» **DATA**:

--

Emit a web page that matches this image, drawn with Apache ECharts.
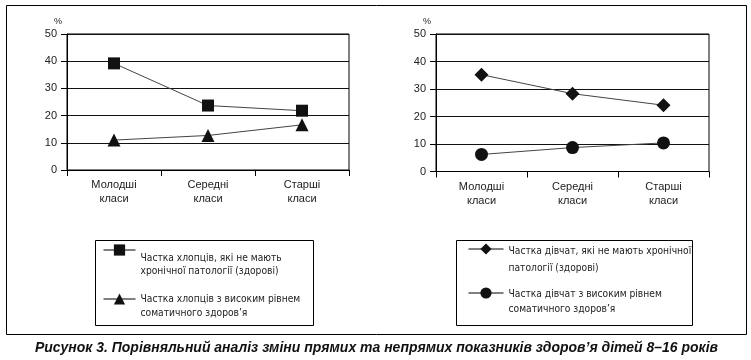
<!DOCTYPE html>
<html>
<head>
<meta charset="utf-8">
<script src="https://cdn.jsdelivr.net/npm/echarts@6/dist/echarts.min.js"></script>
<style>
html,body{margin:0;padding:0;background:#fff;}
#c{width:751px;height:360px;}
</style>
</head>
<body>
<div id="c"></div>
<script>
// ---- data ----
const categories = ['Молодші\nкласи', 'Середні\nкласи', 'Старші\nкласи'];
const yTicks = [0, 10, 20, 30, 40, 50];
const boysHealthy = [39.2, 23.7, 21.8];
const boysHighSomatic = [11.0, 12.7, 16.6];
const girlsHealthy = [35.2, 28.3, 24.1];
const girlsHighSomatic = [6.2, 8.7, 10.4];
const seriesNames = [
  'Частка хлопців, які не мають хронічної патології (здорові)',
  'Частка хлопців з високим рівнем соматичного здоров’я',
  'Частка дівчат, які не мають хронічної патології (здорові)',
  'Частка дівчат з високим рівнем соматичного здоров’я'
];
const legendLines = [
  ['Частка хлопців, які не мають', 'хронічної патології (здорові)'],
  ['Частка хлопців з високим рівнем', 'соматичного здоров’я'],
  ['Частка дівчат, які не мають хронічної', 'патології (здорові)'],
  ['Частка дівчат з високим рівнем', 'соматичного здоров’я']
];
const caption = 'Рисунок 3. Порівняльний аналіз зміни прямих та непрямих показників здоров’я дітей 8–16 років';

const narrow = '"DejaVu Sans Condensed", "Liberation Sans Narrow", sans-serif';
const sans = '"Liberation Sans", Arial, sans-serif';

function yAxis(gridIndex) {
  return {
    type: 'value', gridIndex: gridIndex, min: yTicks[0], max: yTicks[yTicks.length - 1], interval: 10,
    name: '%', nameLocation: 'end', nameGap: 8,
    nameTextStyle: { fontFamily: sans, fontSize: 9, color: '#222', align: 'right', padding: [0, 5, 0, 0] },
    axisLine: { show: true, lineStyle: { color: '#000', width: 1 } },
    axisTick: { show: true, inside: false, length: 6, lineStyle: { color: '#000' } },
    axisLabel: { fontFamily: sans, fontSize: 11, color: '#222', margin: 10 },
    splitLine: { show: true, lineStyle: { color: '#111', width: 1 } }
  };
}
function xAxis(gridIndex) {
  return {
    type: 'category', gridIndex: gridIndex, data: categories, boundaryGap: true,
    axisLine: { show: true, lineStyle: { color: '#000', width: 1 } },
    axisTick: { show: true, inside: false, length: 6, alignWithLabel: false, lineStyle: { color: '#000' } },
    axisLabel: { fontFamily: sans, fontSize: 11, color: '#222', margin: 8, lineHeight: 14 },
    splitLine: { show: false }
  };
}
function line(name, data, symbol, size, idx) {
  return {
    type: 'line', name: name, data: data, xAxisIndex: idx, yAxisIndex: idx,
    symbol: symbol, symbolSize: size, showSymbol: true,
    lineStyle: { color: '#444', width: 1 },
    itemStyle: { color: '#111' },
    emphasis: { disabled: true },
    animation: false, z: 3
  };
}
function legend(i, left, top, spacer, lh, iw) {
  return {
    data: [seriesNames[i]], orient: 'vertical', left: left, top: top, padding: 0,
    itemWidth: iw, itemHeight: 14, itemGap: 0, selectedMode: false,
    lineStyle: { color: '#000', width: 1 },
    formatter: function () { return '{s| }\n{t|' + legendLines[i][0] + '}\n{t|' + legendLines[i][1] + '}'; },
    textStyle: {
      fontFamily: narrow, fontSize: 10.2, color: '#222',
      rich: {
        s: { fontSize: 1, lineHeight: spacer },
        t: { fontFamily: narrow, fontSize: 10.2, color: '#222', lineHeight: lh }
      }
    }
  };
}

// caption horizontal compression to match the condensed original
const cFont = 'italic bold 15px "Liberation Sans", Arial, sans-serif';
const ctx = document.createElement('canvas').getContext('2d');
ctx.font = cFont;
const capScale = Math.min(1, 683 / ctx.measureText(caption).width);

const chart = echarts.init(document.getElementById('c'), null, { renderer: 'canvas' });
chart.setOption({
  animation: false,
  backgroundColor: '#fff',
  grid: [
    { left: 67, top: 34, width: 282, height: 136, show: true, borderColor: '#000', borderWidth: 1 },
    { left: 436, top: 34, width: 273, height: 137.5, show: true, borderColor: '#000', borderWidth: 1 }
  ],
  xAxis: [xAxis(0), xAxis(1)],
  yAxis: [yAxis(0), yAxis(1)],
  legend: [
    legend(0, 103, 236.5, 30, 13, 32),
    legend(1, 103, 284.5, 14, 14, 32),
    legend(2, 468, 231, 21.5, 17.5, 35),
    legend(3, 468, 277.5, 18, 15, 35)
  ],
  series: [
    line(seriesNames[0], boysHealthy, 'rect', 12, 0),
    line(seriesNames[1], boysHighSomatic, 'triangle', 13, 0),
    line(seriesNames[2], girlsHealthy, 'diamond', 14, 1),
    line(seriesNames[3], girlsHighSomatic, 'circle', 13, 1)
  ],
  graphic: [
    { type: 'rect', silent: true, shape: { x: 6.5, y: 5.5, width: 740, height: 329 }, style: { fill: 'none', stroke: '#000', lineWidth: 1 } },
    { type: 'rect', silent: true, shape: { x: 95.5, y: 240.5, width: 218, height: 85 }, style: { fill: 'none', stroke: '#000', lineWidth: 1 } },
    { type: 'rect', silent: true, shape: { x: 456.5, y: 240.5, width: 236, height: 85 }, style: { fill: 'none', stroke: '#000', lineWidth: 1 } },
    { type: 'text', silent: true, x: 376.5, y: 348, scaleX: capScale, style: { text: caption, fill: '#111', font: cFont, align: 'center', verticalAlign: 'middle' } }
  ]
});
</script>
</body>
</html>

--

» **AIM OF THE EXERCISE**: Copy out each line word for word, please, skipping the images.

» **TASK OUTPUT**:
Emit a web page that matches this image, drawn with Apache ECharts.
<!DOCTYPE html>
<html>
<head>
<meta charset="utf-8">
<script src="https://cdn.jsdelivr.net/npm/echarts@6/dist/echarts.min.js"></script>
<style>
html,body{margin:0;padding:0;background:#fff;}
#c{width:751px;height:360px;}
</style>
</head>
<body>
<div id="c"></div>
<script>
// ---- data ----
const categories = ['Молодші\nкласи', 'Середні\nкласи', 'Старші\nкласи'];
const yTicks = [0, 10, 20, 30, 40, 50];
const boysHealthy = [39.2, 23.7, 21.8];
const boysHighSomatic = [11.0, 12.7, 16.6];
const girlsHealthy = [35.2, 28.3, 24.1];
const girlsHighSomatic = [6.2, 8.7, 10.4];
const seriesNames = [
  'Частка хлопців, які не мають хронічної патології (здорові)',
  'Частка хлопців з високим рівнем соматичного здоров’я',
  'Частка дівчат, які не мають хронічної патології (здорові)',
  'Частка дівчат з високим рівнем соматичного здоров’я'
];
const legendLines = [
  ['Частка хлопців, які не мають', 'хронічної патології (здорові)'],
  ['Частка хлопців з високим рівнем', 'соматичного здоров’я'],
  ['Частка дівчат, які не мають хронічної', 'патології (здорові)'],
  ['Частка дівчат з високим рівнем', 'соматичного здоров’я']
];
const caption = 'Рисунок 3. Порівняльний аналіз зміни прямих та непрямих показників здоров’я дітей 8–16 років';

const narrow = '"DejaVu Sans Condensed", "Liberation Sans Narrow", sans-serif';
const sans = '"Liberation Sans", Arial, sans-serif';

function yAxis(gridIndex) {
  return {
    type: 'value', gridIndex: gridIndex, min: yTicks[0], max: yTicks[yTicks.length - 1], interval: 10,
    name: '%', nameLocation: 'end', nameGap: 8,
    nameTextStyle: { fontFamily: sans, fontSize: 9, color: '#222', align: 'right', padding: [0, 5, 0, 0] },
    axisLine: { show: true, lineStyle: { color: '#000', width: 1 } },
    axisTick: { show: true, inside: false, length: 6, lineStyle: { color: '#000' } },
    axisLabel: { fontFamily: sans, fontSize: 11, color: '#222', margin: 10 },
    splitLine: { show: true, lineStyle: { color: '#111', width: 1 } }
  };
}
function xAxis(gridIndex) {
  return {
    type: 'category', gridIndex: gridIndex, data: categories, boundaryGap: true,
    axisLine: { show: true, lineStyle: { color: '#000', width: 1 } },
    axisTick: { show: true, inside: false, length: 6, alignWithLabel: false, lineStyle: { color: '#000' } },
    axisLabel: { fontFamily: sans, fontSize: 11, color: '#222', margin: 8, lineHeight: 14 },
    splitLine: { show: false }
  };
}
function line(name, data, symbol, size, idx) {
  return {
    type: 'line', name: name, data: data, xAxisIndex: idx, yAxisIndex: idx,
    symbol: symbol, symbolSize: size, showSymbol: true,
    lineStyle: { color: '#444', width: 1 },
    itemStyle: { color: '#111' },
    emphasis: { disabled: true },
    animation: false, z: 3
  };
}
function legend(i, left, top, spacer, lh, iw) {
  return {
    data: [seriesNames[i]], orient: 'vertical', left: left, top: top, padding: 0,
    itemWidth: iw, itemHeight: 14, itemGap: 0, selectedMode: false,
    lineStyle: { color: '#000', width: 1 },
    formatter: function () { return '{s| }\n{t|' + legendLines[i][0] + '}\n{t|' + legendLines[i][1] + '}'; },
    textStyle: {
      fontFamily: narrow, fontSize: 10.2, color: '#222',
      rich: {
        s: { fontSize: 1, lineHeight: spacer },
        t: { fontFamily: narrow, fontSize: 10.2, color: '#222', lineHeight: lh }
      }
    }
  };
}

// caption horizontal compression to match the condensed original
const cFont = 'italic bold 15px "Liberation Sans", Arial, sans-serif';
const ctx = document.createElement('canvas').getContext('2d');
ctx.font = cFont;
const capScale = Math.min(1, 683 / ctx.measureText(caption).width);

const chart = echarts.init(document.getElementById('c'), null, { renderer: 'canvas' });
chart.setOption({
  animation: false,
  backgroundColor: '#fff',
  grid: [
    { left: 67, top: 34, width: 282, height: 136, show: true, borderColor: '#000', borderWidth: 1 },
    { left: 436, top: 34, width: 273, height: 137.5, show: true, borderColor: '#000', borderWidth: 1 }
  ],
  xAxis: [xAxis(0), xAxis(1)],
  yAxis: [yAxis(0), yAxis(1)],
  legend: [
    legend(0, 103, 236.5, 30, 13, 32),
    legend(1, 103, 284.5, 14, 14, 32),
    legend(2, 468, 231, 21.5, 17.5, 35),
    legend(3, 468, 277.5, 18, 15, 35)
  ],
  series: [
    line(seriesNames[0], boysHealthy, 'rect', 12, 0),
    line(seriesNames[1], boysHighSomatic, 'triangle', 13, 0),
    line(seriesNames[2], girlsHealthy, 'diamond', 14, 1),
    line(seriesNames[3], girlsHighSomatic, 'circle', 13, 1)
  ],
  graphic: [
    { type: 'rect', silent: true, shape: { x: 6.5, y: 5.5, width: 740, height: 329 }, style: { fill: 'none', stroke: '#000', lineWidth: 1 } },
    { type: 'rect', silent: true, shape: { x: 95.5, y: 240.5, width: 218, height: 85 }, style: { fill: 'none', stroke: '#000', lineWidth: 1 } },
    { type: 'rect', silent: true, shape: { x: 456.5, y: 240.5, width: 236, height: 85 }, style: { fill: 'none', stroke: '#000', lineWidth: 1 } },
    { type: 'text', silent: true, x: 376.5, y: 348, scaleX: capScale, style: { text: caption, fill: '#111', font: cFont, align: 'center', verticalAlign: 'middle' } }
  ]
});
</script>
</body>
</html>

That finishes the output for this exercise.